There’s a specific breed of actor that has gained the ability to do whatever the hell they want to do for the rest of their careers. Elijah Wood never needs to work again thanks to the Lord of the Rings movies. The same is true of the Harry Potter franchise kids. It’s also true of Robert Pattinson and Kristen Stewart. Neither of them need to work again, and they can pick and choose whatever projects they want to work on. It’s meant that a lot of them have done some really interesting projects. And that’s led us to Kristen Stewart’s work in Spence.

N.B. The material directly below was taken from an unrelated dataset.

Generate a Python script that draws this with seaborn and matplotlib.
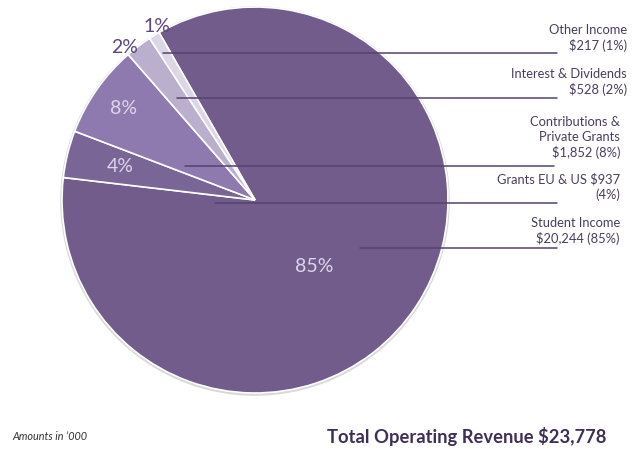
import numpy as np
import pandas as pd
import seaborn as sns
import matplotlib.pyplot as plt

# revenue data (amounts in '000)
categories = ['Student Income', 'Grants EU & US', 'Contributions & Private Grants',
              'Interest & Dividends', 'Other Income']
amounts = [20244, 937, 1852, 528, 217]
pct_labels = ['85%', '4%', '8%', '2%', '1%']
legend_texts = ['Student Income\n$20,244 (85%)',
                'Grants EU & US $937\n(4%)',
                'Contributions &\nPrivate Grants\n$1,852 (8%)',
                'Interest & Dividends\n$528 (2%)',
                'Other Income\n$217 (1%)']
colors = ['#725c8b', '#7a6597', '#8f7aaf', '#baafcc', '#dcd6e6']

df = pd.DataFrame({'category': categories, 'amount': amounts})

sns.set_theme(style='white')
plt.rcParams['font.family'] = ['Lato', 'DejaVu Sans']

W, H = 635, 449
fig = plt.figure(figsize=(W / 100, H / 100), dpi=100)
ax = fig.add_axes([0, 0, 1, 1])

cx, cy, r = 255, H - 200, 193

# faint halo around pie
ax.pie([1], colors=['#d9d9d9'], radius=r + 2.5, center=(cx, cy - 1), frame=True)
wedges, _ = ax.pie(df['amount'], colors=colors, radius=r, center=(cx, cy),
                   startangle=119.8, counterclock=False, frame=True,
                   wedgeprops=dict(edgecolor='white', linewidth=1.2))
ax.set_xlim(0, W)
ax.set_ylim(0, H)
ax.set_aspect('equal')
ax.axis('off')

# percentage labels: (radial fraction, angle override)
label_pos = [(0.46, -48.6), (0.72, None), (0.83, None), (1.04, 130.5), (1.03, 119.5)]
label_col = ['#ddd5ea', '#ddd5ea', '#ddd5ea', '#5b4878', '#5b4878']
for w, txt, (fr, ang), col in zip(wedges, pct_labels, label_pos, label_col):
    a = (w.theta1 + w.theta2) / 2 if ang is None else ang
    x = cx + fr * r * np.cos(np.radians(a))
    y = cy + fr * r * np.sin(np.radians(a))
    ax.text(x, y, txt, ha='center', va='center', fontsize=14, color=col)

# leader lines and side labels
line_y = [248, 203, 166, 98, 53]
line_x0 = [360, 215, 185, 177, 163]
line_x1 = [557, 557, 554, 557, 557]
text_right = [620, 620, 620, 627, 627]
text_bottom = [245, 201, 159, 96, 52]
for ly, x0, x1, tr, tb, txt in zip(line_y, line_x0, line_x1, text_right, text_bottom, legend_texts):
    ax.plot([x0, x1], [H - ly, H - ly], color='#55426f', lw=1.1)
    ax.text(tr, H - tb, txt, ha='right', va='bottom', fontsize=9.3,
            color='#4a3d5c', linespacing=1.3)

ax.text(12, H - 437, 'Amounts in \u2019000', ha='left', va='center',
        fontsize=7.8, style='italic', color='#333333')
ax.text(327, H - 437, 'Total Operating Revenue $23,778', ha='left', va='center',
        fontsize=13.2, fontweight='bold', color='#3f2f57')

fig.savefig('out.png', dpi=100)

This is, of course, the Princess Diana movie that doesn’t suck as opposed to the 2013 Naomi Watts film. Anyone who has followed Kristen Stewart’s post-Twilight career isn’t terribly surprised at her Oscar nomination for Spencer. She’s done fantastic work over the last half dozen years and probably deserved a nomination for Personal Shopper at the very least. To finally see her get a nomination, and one that is clearly earned, feels like a little bit of justice.
Spencer is very much a character study, not a film that has a great deal of plot. It takes place around Christmas in 1991, when the marriage between Diana (Stewart) and Prince Charles (Jack Farthing) was starting to disintegrate. Diana arrives at the Queen’s Norfolk estate of Sandringham to find herself essentially ignored by the entire royal family aside from her boys Harry (Freddie Spry) and William (Jack Nielen). Her only friend is her dresser, Maggie (Sally Hawkins). The days leading up to and immediately following Christmas are a time of isolation for Diana, who deals with her role in the royal family, her crumbling marriage, and what seems like the beginnings of a mental split from reality.

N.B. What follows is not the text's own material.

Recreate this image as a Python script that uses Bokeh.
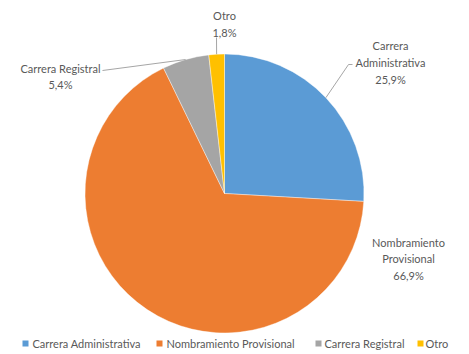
import numpy as np
from bokeh.plotting import figure
from bokeh.models import Range1d, ColumnDataSource
from bokeh.embed import file_html
from bokeh.resources import INLINE
from bokeh.core.properties import value

# ---- data ----
categories = ["Carrera Administrativa", "Nombramiento Provisional", "Carrera Registral", "Otro"]
percent = [25.9, 66.9, 5.4, 1.8]
pct_labels = ["25,9%", "66,9%", "5,4%", "1,8%"]
label_names = ["Carrera\nAdministrativa", "Nombramiento\nProvisional", "Carrera Registral", "Otro"]
colors = ["#5B9BD5", "#ED7D31", "#A5A5A5", "#FFC000"]

# ---- layout (picture px coordinates; Y = 354 - py) ----
W, H = 469, 354
FONT = "Lato"
TXT = "#595959"

def Y(py):
    return H - py

cx, cy, r = 224, Y(193), 139.5

p = figure(width=W, height=H, output_backend="svg", toolbar_location=None,
           x_range=Range1d(0, W), y_range=Range1d(0, H),
           min_border=0, min_border_left=0, min_border_right=0,
           min_border_top=0, min_border_bottom=0)
p.axis.visible = False
p.grid.visible = False
p.outline_line_color = None
p.background_fill_color = "white"
p.border_fill_color = "white"

frac = np.array(percent) / sum(percent)
cum = np.concatenate([[0], np.cumsum(frac)])
start = np.pi / 2 - 2 * np.pi * cum[:-1]
end = np.pi / 2 - 2 * np.pi * cum[1:]
mid = (start + end) / 2

src = ColumnDataSource(dict(start=start, end=end, color=colors, cat=categories))
p.wedge(x=cx, y=cy, radius=r, start_angle="start", end_angle="end",
        direction="clock", fill_color="color", line_color="white", line_width=0.4,
        source=src)

# data labels (positions are layout)
lab_pos = [(390, 62), (408, 258.5), (60, 76), (224, 23.5)]
texts = [f"{n}\n{v}" for n, v in zip(label_names, pct_labels)]
p.text(x=[q[0] for q in lab_pos], y=[Y(q[1]) for q in lab_pos], text=texts,
       text_align="center", text_baseline="middle",
       text_font=value(FONT), text_font_size="11px", text_color=TXT,
       text_line_height=1.3)

# leader lines: from pie edge (data angle) to label anchor
anchors = {0: [(348, 64), (352, 64)], 2: [(102, 70)], 3: [(216, 37)]}
for i, pts in anchors.items():
    ex = cx + r * np.cos(mid[i])
    ey = cy + r * np.sin(mid[i])
    xs = [ex] + [q[0] for q in pts]
    ys = [ey] + [Y(q[1]) for q in pts]
    p.line(xs, ys, line_color="#A6A6A6", line_width=1)

# legend
sq_x = [25, 159, 318, 420]
tx_x = [32, 166, 324, 425]
ly = Y(343)
p.rect(x=sq_x, y=[ly] * 4, width=6, height=6, fill_color=colors, line_color=None)
p.text(x=tx_x, y=[ly] * 4, text=categories, text_align="left", text_baseline="middle",
       text_font=value(FONT), text_font_size="11px", text_color=TXT)

open("out.html", "w").write(file_html(p, INLINE))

A great deal of the film concerns Diana’s alleged battle with bulimia—it’s implied several times at the very least. There is also a great deal of time spent comparing her with Anny Boleyn (Amy Manson), another royal spouse who became inconvenient and needed to be pushed aside. Boleyn appears to Diana several times over the course of the movie, and while their fates are different, their situations are similar enough that the comparison between them works very well.
While other people will come and go through the film—Charles is actually a fairly minor character aside from one or two scenes, there are two other people who will prove to be important. Equerry Major Alistair Gregory (Timothy Spall) is a dark and foreboding presence for much of the film. It is his task to keep the privacy of the royal family as private as possible, a difficult task when Diana appears ready to do everything she can to flout the royal conventions (such as leaving her curtains open while changing). The other is Darren McGrady (Sean Harris), the royal head chef. McGrady is a sympathetic character, someone who seems to genuinely like Diana and treats her as well as he can.
Spencer is a mainly, but not entirely, sympathetic portrait of Diana. We are clearly meant to feel sorry for her and to look at her as a tragic figure. The problems she is experiencing are very clearly not of her own making. Where the film is perhaps slightly less sympathetic to her is in how she reacts to those problems. The film comes short of essentially charging her as suffering from depression or any psychotic break, but it at the very least dangles its toes over the edge of that particular precipice. In short, while the problems aren’t of her making, how she deals with those problems is called into question. At its heart, though, is a woman who wishes to resume a normal life, to love her kids, and to not feel like she is constantly under the scrutiny of the world and especially of her family.
While there are plenty of good performances (Spall, for instance, is tremendous, and Sally Hawkins does a great deal with what could be a very insignificant role), this is absolutely Kristen Stewart’s movie from the opening moment to the moment the credits begin. As good as she has been in the past in several projects, she has never been better. This is not an impression of Diana, but an inhabitation of the character of who she was. It is an astonishing performance, the sort of thing that would make a career if she didn’t already have one.
Spencer is magnificent and is so specifically because of Stewart’s transcendent performance. This is as good as a biopic is likely to get.
Why to watch Spencer: Kristen Stewart handily shuts up all of her critics.
Why not to watch: You know this happy ending can’t last.